Hetgeen hiervoor is overwogen brengt tevens mee dat appellante vanaf 1 augustus 2002 geen recht had op een ouderdomspensioen naar de norm voor een ongehuwde, zodat de Svb, gelet op het bepaalde in artikel 17, eerste en derde lid, van de AOW, gehouden was om het ouderdomspensioen met ingang van die datum te herzien.
De Raad ziet in hetgeen appellante heeft aangevoerd geen grond voor het oordeel dat sprake was van dringende redenen als bedoeld in artikel 34, tweede lid, van de Anw en artikel 17a, tweede lid, van de AOW, zodat de Svb niet de bevoegdheid toekwam om geheel of gedeeltelijk van de herziening af te zien.
Met het voorgaande is gegeven dat tevens is voldaan aan de voorwaarden voor terugvordering. De Svb was gehouden daartoe over te gaan op grond van artikel 53, eerste lid, van de Anw en artikel 24, eerste lid, van de AOW. In hetgeen door appellante is aangevoerd ziet de Raad geen grond voor het oordeel dat sprake is van dringende redenen om geheel of gedeeltelijk van terugvordering af te zien.
Het voorgaande brengt mee dat het hoger beroep niet slaagt. De aangevallen uitspraak dient te, voorzover aangevochten, worden bevestigd.
De Raad ziet geen aanleiding voor een veroordeling in de proceskosten.
De Centrale Raad van Beroep;
Bevestigt de aangevallen uitspraak voor zover aangevochten.
Deze uitspraak is gedaan door N.J. van Vulpen-Grootjans als voorzitter en A.B.J. van der Ham en C. van Viegen als leden. De beslissing is, in tegenwoordigheid van A.C. Palmboom als griffier, uitgesproken in het openbaar op 10 juli 2007.

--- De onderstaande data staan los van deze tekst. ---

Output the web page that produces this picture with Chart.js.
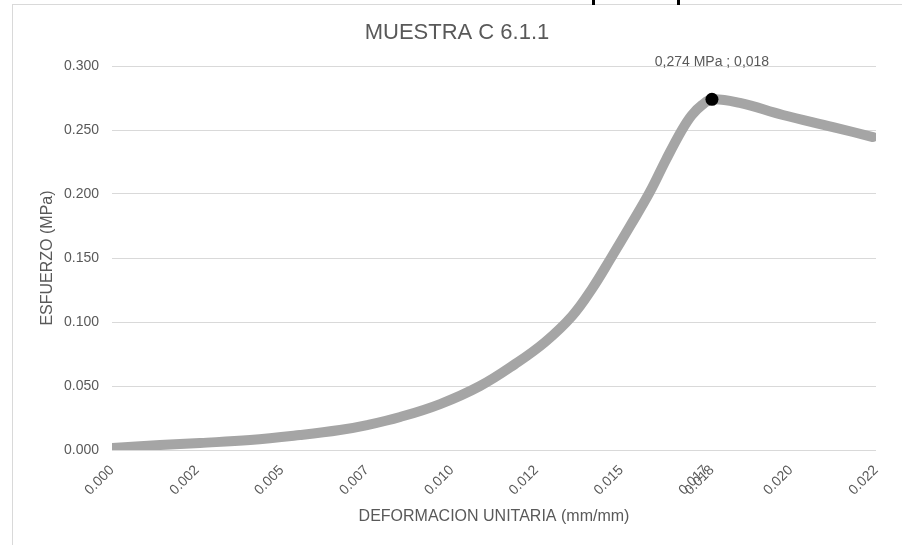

(get.) N.J. van Vulpen-Grootjans.
Tegen deze uitspraak kunnen partijen binnen zes weken na de datum van verzending beroep in cassatie instellen bij de Hoge Raad der Nederlanden (Postbus 20303, 2500 EH ’s-Gravenhage) ter zake van schending of verkeerde toepassing van bepalingen inzake het begrip gezamenlijke huishouding.